A la ligne (Feuillets d'usine) - Joseph Ponthus
Ce premier roman m'a un peu décontenancée quand je l'ai commencé et puis, au fur et à mesure que j'ai avancé dans ma lecture, j'ai été conquise. En effet, A la ligne de Josph Ponthus (Edtion La Table Ronde, 263 pages) est une sorte de long poème en prose et parfois en vers qui évoque la vie à l'usine, les tâches harassantes et répétitives à la ligne. A Pôle Emploi, on propose au narrateur, qui a besoin de travailler, un emploi en intérim dans une usine bretonne de production, transformation et cuisson de poissons et de crevettes. Dans la pièce où il est travaille, il fait froid et l'odeur est forte. Quelque temps après, il travaillera dans un abattoir où il manie des carcasses de boeufs et de cochons. Toute la journée debout, il faut faire du rendement: jusqu'à traiter 670 (!) carcasses par jour à la ligne. Il ne parle pas de travail à la chaîne, mais cela revient au même. La langue est vraiment magnifique :
"Ca a débuté comme ça.
Moi j'avais rien demandé mais
Quand un chef à ma prise de poste me demande si j'ai déjà égoutté du tofu
Quand je vois le nombre de palettes et de palettes et de palettes que je vais avoir à égoutter seul et que je sais par avance que ce chantier m'occupera toute la nuit
Egoutter du tofu
Je me répète les mots sans trop y croire
Je vais égoutter du tofu cette nuit
Je me dis que je vais vivre une expérience parallèle
Dans ce monde déjà parallèle qu'est l'usine" (p. 45)
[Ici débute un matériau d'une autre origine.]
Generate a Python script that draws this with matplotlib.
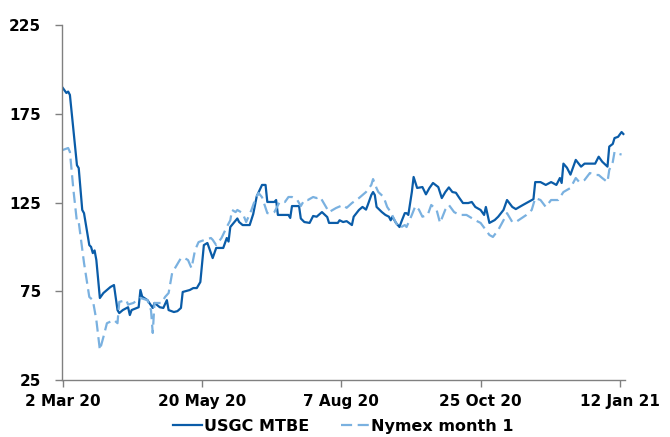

"Il faut voir nos visages marqués
A la pause
Les traits tirés
Le regard perdu rivé au loin de la fumée des cigarettes
Nos gueules cassées
Si j'osais le parallèle avec la Grande Guerre
Nous
Petits troufions de l'usine
Attendant de remonter au front
Ou plutôt
Mercenaires...
La pause
Cette foutue pause
Espérée rêvée attendue dès la prise de poste
Et même si elle sera de toute façon trop courte
Si elle vient trop tôt
Que d'heures encore à tirer
Si elle vient trop tard
N'en plus pouvoir n'en plus pouvoir
Elle sera" (p.55-56)
"Parfois je hurle
Toutes les nuits je sais que je vais emporter
l'abattoir dans mes mauvais rêves
Et pourtant
A pousser mes quartiers de viande de cent kilos chacun
Je ne pense pas être le plus à plaindre
De quoi rêvent-ils
Toutes les siestes
Toutes les nuits
Ceux qui sont aux abats
Et qui
Tous les jours que l'abattoir fait
Voient tomber des têtes de vaches de l'étage supérieur
Prennent une tête par une
La calent entre des crocs d'acier sur machine idoine
Découpent les joues et les babines puis jettent les machoires et le reste du crâne
Huit heures par jour en tête à tête" (pages 137-138)
Tout le roman est dans ce style que je trouve magnifique. Lire le billet d'Alex-mot-à-mots. Ce roman est un coup de coeur pour beaucoup de libraires et de biblothécaires et aussi pour moi.